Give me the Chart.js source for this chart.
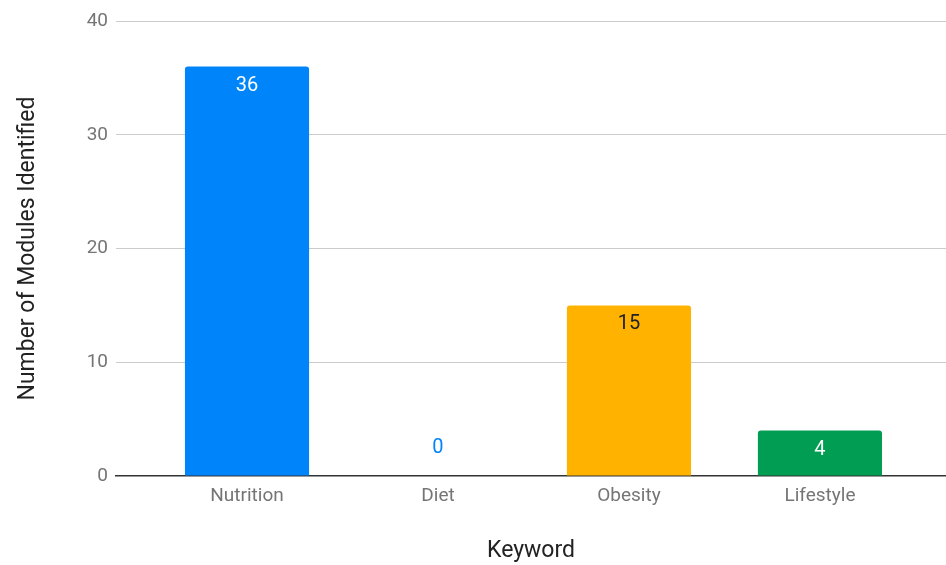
<!DOCTYPE html>
<html lang="en">
<head>
    <meta charset="UTF-8">
    <title>Modules by Keyword</title>
    <script src="https://cdn.jsdelivr.net/npm/chart.js"></script>
    <style>
        html, body { margin: 0; padding: 0; background: #fff; }
        #wrap { width: 946px; height: 565px; }
    </style>
</head>
<body>
    <div id="wrap"><canvas id="keywords"></canvas></div>

    <script>
        const keywords = ['Nutrition', 'Diet', 'Obesity', 'Lifestyle'];
        const modules = [36, 0, 15, 4];
        const barColors = ['#0084f9', '#0084f9', '#ffb300', '#009d52'];
        const labelColors = ['#ffffff', '#0084f9', '#222222', '#ffffff'];

        // value labels drawn just inside the top of each bar (above it when the bar is empty)
        const valueLabels = {
            id: 'valueLabels',
            afterDatasetsDraw(chart) {
                const ctx = chart.ctx;
                const meta = chart.getDatasetMeta(0);
                ctx.save();
                ctx.font = '20px Roboto';
                ctx.textAlign = 'center';
                ctx.textBaseline = 'middle';
                meta.data.forEach((bar, i) => {
                    const v = modules[i];
                    ctx.fillStyle = labelColors[i];
                    const y = v === 0 ? bar.y - 28 : bar.y + 19;
                    ctx.fillText(String(v), bar.x, y);
                });
                ctx.restore();
            }
        };

        new Chart(document.getElementById('keywords'), {
            type: 'bar',
            data: {
                datasets: [{
                    label: 'Modules',
                    data: modules.map((v, i) => ({ x: i, y: v })),
                    backgroundColor: barColors,
                    borderRadius: { topLeft: 3, topRight: 3 },
                    borderSkipped: 'bottom',
                    barPercentage: 0.65,
                    categoryPercentage: 1
                }]
            },
            options: {
                responsive: true,
                maintainAspectRatio: false,
                animation: false,
                layout: { padding: { top: 21, right: 0, bottom: 0, left: 0 } },
                plugins: {
                    legend: { display: false },
                    tooltip: { enabled: false }
                },
                scales: {
                    x: {
                        type: 'linear',
                        offset: false,
                        min: -0.686,
                        max: 3.66,
                        afterBuildTicks: scale => { scale.ticks = keywords.map((k, i) => ({ value: i })); },
                        afterFit: scale => { scale.height = 89; },
                        grid: { display: false, drawTicks: false, offset: false },
                        border: { display: true, color: '#333333', width: 1.5 },
                        ticks: {
                            autoSkip: false,
                            maxRotation: 0,
                            padding: 9,
                            color: '#757575',
                            font: { family: 'Roboto', size: 19 },
                            callback: v => keywords[v]
                        },
                        title: {
                            display: true,
                            text: 'Keyword',
                            color: '#222222',
                            font: { family: 'Roboto', size: 23 },
                            padding: { top: 0, bottom: 0 }
                        }
                    },
                    y: {
                        min: 0,
                        max: 40,
                        afterFit: scale => { scale.width = 116; },
                        grid: {
                            drawTicks: false,
                            color: c => c.tick && c.tick.value === 0 ? 'rgba(0,0,0,0)' : '#cccccc',
                            lineWidth: 1
                        },
                        border: { display: false },
                        ticks: {
                            stepSize: 10,
                            padding: 8,
                            color: '#757575',
                            font: { family: 'Roboto', size: 19 }
                        },
                        title: {
                            display: true,
                            text: 'Number of Modules Identified',
                            color: '#222222',
                            font: { family: 'Roboto', size: 23 },
                            padding: { top: 14, bottom: 0 }
                        }
                    }
                }
            },
            plugins: [valueLabels]
        });
    </script>
</body>
</html>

Task to complete: All the lines above are to be reproduced exactly, except the pictures.

Finished task:
Give me the Chart.js source for this chart.
<!DOCTYPE html>
<html lang="en">
<head>
    <meta charset="UTF-8">
    <title>Modules by Keyword</title>
    <script src="https://cdn.jsdelivr.net/npm/chart.js"></script>
    <style>
        html, body { margin: 0; padding: 0; background: #fff; }
        #wrap { width: 946px; height: 565px; }
    </style>
</head>
<body>
    <div id="wrap"><canvas id="keywords"></canvas></div>

    <script>
        const keywords = ['Nutrition', 'Diet', 'Obesity', 'Lifestyle'];
        const modules = [36, 0, 15, 4];
        const barColors = ['#0084f9', '#0084f9', '#ffb300', '#009d52'];
        const labelColors = ['#ffffff', '#0084f9', '#222222', '#ffffff'];

        // value labels drawn just inside the top of each bar (above it when the bar is empty)
        const valueLabels = {
            id: 'valueLabels',
            afterDatasetsDraw(chart) {
                const ctx = chart.ctx;
                const meta = chart.getDatasetMeta(0);
                ctx.save();
                ctx.font = '20px Roboto';
                ctx.textAlign = 'center';
                ctx.textBaseline = 'middle';
                meta.data.forEach((bar, i) => {
                    const v = modules[i];
                    ctx.fillStyle = labelColors[i];
                    const y = v === 0 ? bar.y - 28 : bar.y + 19;
                    ctx.fillText(String(v), bar.x, y);
                });
                ctx.restore();
            }
        };

        new Chart(document.getElementById('keywords'), {
            type: 'bar',
            data: {
                datasets: [{
                    label: 'Modules',
                    data: modules.map((v, i) => ({ x: i, y: v })),
                    backgroundColor: barColors,
                    borderRadius: { topLeft: 3, topRight: 3 },
                    borderSkipped: 'bottom',
                    barPercentage: 0.65,
                    categoryPercentage: 1
                }]
            },
            options: {
                responsive: true,
                maintainAspectRatio: false,
                animation: false,
                layout: { padding: { top: 21, right: 0, bottom: 0, left: 0 } },
                plugins: {
                    legend: { display: false },
                    tooltip: { enabled: false }
                },
                scales: {
                    x: {
                        type: 'linear',
                        offset: false,
                        min: -0.686,
                        max: 3.66,
                        afterBuildTicks: scale => { scale.ticks = keywords.map((k, i) => ({ value: i })); },
                        afterFit: scale => { scale.height = 89; },
                        grid: { display: false, drawTicks: false, offset: false },
                        border: { display: true, color: '#333333', width: 1.5 },
                        ticks: {
                            autoSkip: false,
                            maxRotation: 0,
                            padding: 9,
                            color: '#757575',
                            font: { family: 'Roboto', size: 19 },
                            callback: v => keywords[v]
                        },
                        title: {
                            display: true,
                            text: 'Keyword',
                            color: '#222222',
                            font: { family: 'Roboto', size: 23 },
                            padding: { top: 0, bottom: 0 }
                        }
                    },
                    y: {
                        min: 0,
                        max: 40,
                        afterFit: scale => { scale.width = 116; },
                        grid: {
                            drawTicks: false,
                            color: c => c.tick && c.tick.value === 0 ? 'rgba(0,0,0,0)' : '#cccccc',
                            lineWidth: 1
                        },
                        border: { display: false },
                        ticks: {
                            stepSize: 10,
                            padding: 8,
                            color: '#757575',
                            font: { family: 'Roboto', size: 19 }
                        },
                        title: {
                            display: true,
                            text: 'Number of Modules Identified',
                            color: '#222222',
                            font: { family: 'Roboto', size: 23 },
                            padding: { top: 14, bottom: 0 }
                        }
                    }
                }
            },
            plugins: [valueLabels]
        });
    </script>
</body>
</html>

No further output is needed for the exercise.